No Good Deed Goes Unpunished

I just came home in high dudgeon, misquoting a piece of poetry as I did so.

The poem in question is Robert Graves’ “A Traveller’s Curse After Misdirection.”  I just looked it up, and it turns out I’ve been misquoting it for years, so why stop now?  Here’s my somewhat shortened version:

 “With every step he takes

A bone should break

And be it not for variation’s sake

Now an arm and now a leg

But each and every time his neck.”

And what’s got my goat?

Here’s the back story:  Last year some time a woman here in Seattle sent me a note asking if I’d sign a book for her mother in Sacramento who’s a big fan of mine.  I suggested she order a copy of After the Fire from Brick and Mortar Books in Redmond.

She did so.  Then, when I leaned her mother was coming to visit, I suggested that we meet up at the bookstore and have a cup of coffee while I was doing the signing.
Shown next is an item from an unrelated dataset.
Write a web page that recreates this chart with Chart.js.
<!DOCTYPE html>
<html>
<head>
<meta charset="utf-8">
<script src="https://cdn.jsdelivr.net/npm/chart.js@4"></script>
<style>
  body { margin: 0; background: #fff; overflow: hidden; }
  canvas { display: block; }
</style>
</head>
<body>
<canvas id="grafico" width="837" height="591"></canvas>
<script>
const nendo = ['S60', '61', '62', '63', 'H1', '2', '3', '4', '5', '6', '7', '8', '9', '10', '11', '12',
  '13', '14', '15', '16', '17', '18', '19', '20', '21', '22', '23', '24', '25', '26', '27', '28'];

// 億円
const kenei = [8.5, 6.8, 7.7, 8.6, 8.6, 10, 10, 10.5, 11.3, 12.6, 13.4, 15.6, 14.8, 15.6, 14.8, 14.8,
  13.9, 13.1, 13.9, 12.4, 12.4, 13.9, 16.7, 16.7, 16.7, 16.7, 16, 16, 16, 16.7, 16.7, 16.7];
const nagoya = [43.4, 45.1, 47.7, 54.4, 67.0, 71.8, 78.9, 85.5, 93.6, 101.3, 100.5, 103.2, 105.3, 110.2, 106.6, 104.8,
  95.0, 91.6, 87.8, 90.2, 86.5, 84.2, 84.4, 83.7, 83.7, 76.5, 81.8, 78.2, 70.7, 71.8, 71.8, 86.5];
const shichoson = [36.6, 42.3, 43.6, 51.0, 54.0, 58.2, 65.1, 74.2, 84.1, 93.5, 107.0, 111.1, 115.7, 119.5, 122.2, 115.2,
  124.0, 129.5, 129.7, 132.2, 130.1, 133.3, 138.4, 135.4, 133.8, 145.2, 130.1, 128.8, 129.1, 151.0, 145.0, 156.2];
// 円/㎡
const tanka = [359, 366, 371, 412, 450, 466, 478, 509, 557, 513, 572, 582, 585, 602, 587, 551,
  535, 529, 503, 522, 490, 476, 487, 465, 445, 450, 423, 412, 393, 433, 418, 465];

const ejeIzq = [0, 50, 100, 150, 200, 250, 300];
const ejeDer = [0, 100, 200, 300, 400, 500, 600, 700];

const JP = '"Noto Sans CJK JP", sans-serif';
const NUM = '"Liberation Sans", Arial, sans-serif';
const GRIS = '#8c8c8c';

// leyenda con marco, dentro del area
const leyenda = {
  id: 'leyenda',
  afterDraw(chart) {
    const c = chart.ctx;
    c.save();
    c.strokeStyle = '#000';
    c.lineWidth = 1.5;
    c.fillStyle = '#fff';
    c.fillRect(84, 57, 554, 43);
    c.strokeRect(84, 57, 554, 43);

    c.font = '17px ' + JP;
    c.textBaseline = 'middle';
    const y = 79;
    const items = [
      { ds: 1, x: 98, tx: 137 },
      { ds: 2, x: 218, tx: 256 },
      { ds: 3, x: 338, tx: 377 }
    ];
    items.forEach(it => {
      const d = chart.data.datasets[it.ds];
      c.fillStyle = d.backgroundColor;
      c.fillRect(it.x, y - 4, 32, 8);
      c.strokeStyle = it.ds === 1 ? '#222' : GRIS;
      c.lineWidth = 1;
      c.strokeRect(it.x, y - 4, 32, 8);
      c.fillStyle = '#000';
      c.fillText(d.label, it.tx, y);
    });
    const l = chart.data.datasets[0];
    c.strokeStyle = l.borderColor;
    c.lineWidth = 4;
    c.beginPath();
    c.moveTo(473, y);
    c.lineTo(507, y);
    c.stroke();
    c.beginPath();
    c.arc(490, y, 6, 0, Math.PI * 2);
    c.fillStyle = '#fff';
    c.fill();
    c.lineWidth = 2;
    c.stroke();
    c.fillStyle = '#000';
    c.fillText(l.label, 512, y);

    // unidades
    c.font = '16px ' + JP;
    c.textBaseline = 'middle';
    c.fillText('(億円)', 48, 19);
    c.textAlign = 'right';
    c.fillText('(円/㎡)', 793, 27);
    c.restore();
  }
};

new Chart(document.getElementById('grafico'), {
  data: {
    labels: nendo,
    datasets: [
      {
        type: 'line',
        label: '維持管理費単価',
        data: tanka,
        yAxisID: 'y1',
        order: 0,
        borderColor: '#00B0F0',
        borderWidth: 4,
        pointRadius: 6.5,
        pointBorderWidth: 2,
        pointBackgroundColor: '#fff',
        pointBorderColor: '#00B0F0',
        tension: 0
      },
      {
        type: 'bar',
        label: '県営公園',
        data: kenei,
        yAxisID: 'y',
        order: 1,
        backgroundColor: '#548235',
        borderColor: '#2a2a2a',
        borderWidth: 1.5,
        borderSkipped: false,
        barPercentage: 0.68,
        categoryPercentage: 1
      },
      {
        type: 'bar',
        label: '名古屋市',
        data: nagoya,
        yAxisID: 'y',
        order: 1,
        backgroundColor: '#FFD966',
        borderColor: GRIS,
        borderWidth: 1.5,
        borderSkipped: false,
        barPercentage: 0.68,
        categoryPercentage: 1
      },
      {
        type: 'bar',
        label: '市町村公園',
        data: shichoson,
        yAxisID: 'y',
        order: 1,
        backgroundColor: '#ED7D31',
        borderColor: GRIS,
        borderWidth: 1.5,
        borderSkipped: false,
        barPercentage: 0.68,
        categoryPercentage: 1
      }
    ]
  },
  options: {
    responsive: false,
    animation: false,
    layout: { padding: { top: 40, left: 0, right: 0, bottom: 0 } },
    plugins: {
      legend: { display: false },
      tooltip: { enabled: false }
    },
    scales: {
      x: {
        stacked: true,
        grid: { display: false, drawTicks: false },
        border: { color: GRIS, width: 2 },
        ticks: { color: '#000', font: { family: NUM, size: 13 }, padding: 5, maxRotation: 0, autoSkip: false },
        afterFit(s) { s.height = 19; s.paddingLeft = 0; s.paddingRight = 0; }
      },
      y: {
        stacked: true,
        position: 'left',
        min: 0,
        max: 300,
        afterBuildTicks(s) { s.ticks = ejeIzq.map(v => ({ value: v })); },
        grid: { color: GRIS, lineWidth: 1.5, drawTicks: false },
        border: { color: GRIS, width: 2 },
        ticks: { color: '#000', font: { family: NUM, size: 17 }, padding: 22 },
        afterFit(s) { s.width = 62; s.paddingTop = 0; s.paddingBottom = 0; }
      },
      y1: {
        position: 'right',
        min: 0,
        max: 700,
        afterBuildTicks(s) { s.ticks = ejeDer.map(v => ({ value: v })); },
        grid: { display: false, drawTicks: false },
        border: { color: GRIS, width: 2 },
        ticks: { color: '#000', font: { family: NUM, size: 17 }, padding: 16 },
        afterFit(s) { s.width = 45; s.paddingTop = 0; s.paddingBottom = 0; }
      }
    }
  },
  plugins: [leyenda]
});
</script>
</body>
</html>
So we did.  It was fun.

Later on, I heard from the activities director at an assisted living facility in West Seattle saying that the mother, my fan, had moved into their facility and would I come do an event for them.  We set 1 PM on April 30 as the time and day in question, and I arranged for Paper Boat Books in West Seattle to provide books for sale.

West Seattle is probably less than twenty miles away from where I live in Bellevue, but going there means crossing Lake Washington and negotiating three separate freeways.  But I turned on my phone, asked Siri to provide directions, and off I went.
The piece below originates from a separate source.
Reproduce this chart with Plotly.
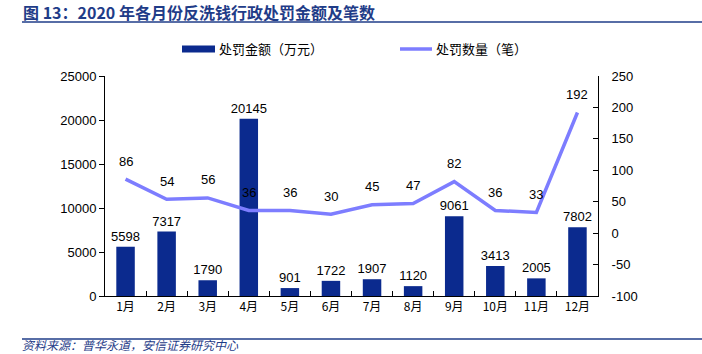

When I arrived at the address, I was dismayed to find it was all on-street parking.  In Bellevue we have parking garages and parking lots.  Parallel parking is a trick I haven’t done in years, but I finally made it work—three blocks away from where I was supposedly supposed to be.
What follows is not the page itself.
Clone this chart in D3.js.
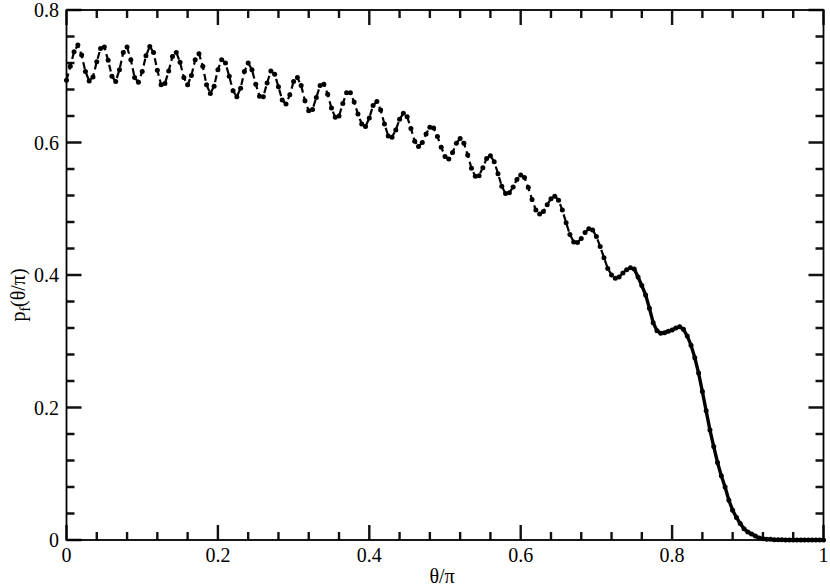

After picking up some quick steps along the way, I arrived at the facility only to be greeted by someone who had no idea who I was or why I would be there.  “Oh,” she said.  “You’re supposed to be at our other facility.”

It was ten to one by then.  It took two people forever to figure out the address of the other facility.  And off I went again, walking three blocks and then driving.  In the process of putting the address into my phone, they somehow had managed to turn off Siri’s voice.  The best I could do was turn whenever my Apple Watch said turn.

Eventually, and after another ordeal by parallel parking, I arrived at the second location only to be told by the receptionist that  I wasn’t scheduled for that one either.  “Who’s your contact person?” she asked.

So I looked up the applicable correspondence.  It turns there were two separate activities directors who had sent emails about the event, both of whom no longer work there.

The bad news is that if my fan still lives there, I missed her.   The good news is I got a lot of steps and practiced my parallel parking in the process of not seeing her.

I’m back home, frustrated, and more than a little annoyed, but I’ll get over it.  Eventually.